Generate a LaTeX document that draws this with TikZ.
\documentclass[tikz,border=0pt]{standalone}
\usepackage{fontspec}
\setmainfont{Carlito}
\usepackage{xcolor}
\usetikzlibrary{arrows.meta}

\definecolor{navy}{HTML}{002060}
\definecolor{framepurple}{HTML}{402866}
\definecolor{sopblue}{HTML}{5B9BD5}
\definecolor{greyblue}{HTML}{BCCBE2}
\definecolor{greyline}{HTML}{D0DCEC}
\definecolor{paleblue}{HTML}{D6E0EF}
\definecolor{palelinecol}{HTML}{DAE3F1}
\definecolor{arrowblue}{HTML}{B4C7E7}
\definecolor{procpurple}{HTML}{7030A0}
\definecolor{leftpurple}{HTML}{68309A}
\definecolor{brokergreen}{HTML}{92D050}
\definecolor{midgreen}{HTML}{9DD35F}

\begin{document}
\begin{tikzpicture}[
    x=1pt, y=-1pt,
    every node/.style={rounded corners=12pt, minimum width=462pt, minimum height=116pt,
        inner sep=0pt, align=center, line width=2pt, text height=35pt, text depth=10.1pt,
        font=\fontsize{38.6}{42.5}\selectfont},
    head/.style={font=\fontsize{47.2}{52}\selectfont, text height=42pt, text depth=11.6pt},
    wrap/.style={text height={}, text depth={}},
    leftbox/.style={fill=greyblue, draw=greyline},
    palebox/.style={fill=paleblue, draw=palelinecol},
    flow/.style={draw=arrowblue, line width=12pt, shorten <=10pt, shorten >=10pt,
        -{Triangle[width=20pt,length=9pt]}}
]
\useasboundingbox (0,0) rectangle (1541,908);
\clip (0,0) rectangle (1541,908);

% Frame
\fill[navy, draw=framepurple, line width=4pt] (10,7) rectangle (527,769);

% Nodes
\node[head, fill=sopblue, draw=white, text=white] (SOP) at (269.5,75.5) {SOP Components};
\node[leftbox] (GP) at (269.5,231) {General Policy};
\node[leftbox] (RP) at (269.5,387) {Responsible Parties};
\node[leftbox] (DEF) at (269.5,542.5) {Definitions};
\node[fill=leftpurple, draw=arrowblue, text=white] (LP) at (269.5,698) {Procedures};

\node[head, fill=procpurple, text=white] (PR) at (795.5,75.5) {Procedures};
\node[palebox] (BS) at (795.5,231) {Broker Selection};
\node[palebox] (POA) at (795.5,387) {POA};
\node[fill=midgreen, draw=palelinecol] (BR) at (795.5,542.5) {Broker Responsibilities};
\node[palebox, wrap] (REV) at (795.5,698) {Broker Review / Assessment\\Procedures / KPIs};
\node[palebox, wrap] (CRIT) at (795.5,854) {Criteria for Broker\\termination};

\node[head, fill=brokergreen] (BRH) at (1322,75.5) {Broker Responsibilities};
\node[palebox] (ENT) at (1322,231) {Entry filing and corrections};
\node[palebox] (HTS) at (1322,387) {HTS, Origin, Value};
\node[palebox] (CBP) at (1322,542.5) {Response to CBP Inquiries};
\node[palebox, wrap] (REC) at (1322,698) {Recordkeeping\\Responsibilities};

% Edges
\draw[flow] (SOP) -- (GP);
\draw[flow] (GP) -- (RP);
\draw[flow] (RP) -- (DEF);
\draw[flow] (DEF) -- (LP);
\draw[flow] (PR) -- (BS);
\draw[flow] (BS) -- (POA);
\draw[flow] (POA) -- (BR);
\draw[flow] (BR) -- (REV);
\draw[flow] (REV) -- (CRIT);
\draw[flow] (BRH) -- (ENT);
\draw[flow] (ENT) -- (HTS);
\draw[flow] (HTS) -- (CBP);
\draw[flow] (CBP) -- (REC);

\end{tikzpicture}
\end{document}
-------
Reproduce the material exactly, with every line intact.

■ **Written solution**
Generate a LaTeX document that draws this with TikZ.
\documentclass[tikz,border=0pt]{standalone}
\usepackage{fontspec}
\setmainfont{Carlito}
\usepackage{xcolor}
\usetikzlibrary{arrows.meta}

\definecolor{navy}{HTML}{002060}
\definecolor{framepurple}{HTML}{402866}
\definecolor{sopblue}{HTML}{5B9BD5}
\definecolor{greyblue}{HTML}{BCCBE2}
\definecolor{greyline}{HTML}{D0DCEC}
\definecolor{paleblue}{HTML}{D6E0EF}
\definecolor{palelinecol}{HTML}{DAE3F1}
\definecolor{arrowblue}{HTML}{B4C7E7}
\definecolor{procpurple}{HTML}{7030A0}
\definecolor{leftpurple}{HTML}{68309A}
\definecolor{brokergreen}{HTML}{92D050}
\definecolor{midgreen}{HTML}{9DD35F}

\begin{document}
\begin{tikzpicture}[
    x=1pt, y=-1pt,
    every node/.style={rounded corners=12pt, minimum width=462pt, minimum height=116pt,
        inner sep=0pt, align=center, line width=2pt, text height=35pt, text depth=10.1pt,
        font=\fontsize{38.6}{42.5}\selectfont},
    head/.style={font=\fontsize{47.2}{52}\selectfont, text height=42pt, text depth=11.6pt},
    wrap/.style={text height={}, text depth={}},
    leftbox/.style={fill=greyblue, draw=greyline},
    palebox/.style={fill=paleblue, draw=palelinecol},
    flow/.style={draw=arrowblue, line width=12pt, shorten <=10pt, shorten >=10pt,
        -{Triangle[width=20pt,length=9pt]}}
]
\useasboundingbox (0,0) rectangle (1541,908);
\clip (0,0) rectangle (1541,908);

% Frame
\fill[navy, draw=framepurple, line width=4pt] (10,7) rectangle (527,769);

% Nodes
\node[head, fill=sopblue, draw=white, text=white] (SOP) at (269.5,75.5) {SOP Components};
\node[leftbox] (GP) at (269.5,231) {General Policy};
\node[leftbox] (RP) at (269.5,387) {Responsible Parties};
\node[leftbox] (DEF) at (269.5,542.5) {Definitions};
\node[fill=leftpurple, draw=arrowblue, text=white] (LP) at (269.5,698) {Procedures};

\node[head, fill=procpurple, text=white] (PR) at (795.5,75.5) {Procedures};
\node[palebox] (BS) at (795.5,231) {Broker Selection};
\node[palebox] (POA) at (795.5,387) {POA};
\node[fill=midgreen, draw=palelinecol] (BR) at (795.5,542.5) {Broker Responsibilities};
\node[palebox, wrap] (REV) at (795.5,698) {Broker Review / Assessment\\Procedures / KPIs};
\node[palebox, wrap] (CRIT) at (795.5,854) {Criteria for Broker\\termination};

\node[head, fill=brokergreen] (BRH) at (1322,75.5) {Broker Responsibilities};
\node[palebox] (ENT) at (1322,231) {Entry filing and corrections};
\node[palebox] (HTS) at (1322,387) {HTS, Origin, Value};
\node[palebox] (CBP) at (1322,542.5) {Response to CBP Inquiries};
\node[palebox, wrap] (REC) at (1322,698) {Recordkeeping\\Responsibilities};

% Edges
\draw[flow] (SOP) -- (GP);
\draw[flow] (GP) -- (RP);
\draw[flow] (RP) -- (DEF);
\draw[flow] (DEF) -- (LP);
\draw[flow] (PR) -- (BS);
\draw[flow] (BS) -- (POA);
\draw[flow] (POA) -- (BR);
\draw[flow] (BR) -- (REV);
\draw[flow] (REV) -- (CRIT);
\draw[flow] (BRH) -- (ENT);
\draw[flow] (ENT) -- (HTS);
\draw[flow] (HTS) -- (CBP);
\draw[flow] (CBP) -- (REC);

\end{tikzpicture}
\end{document}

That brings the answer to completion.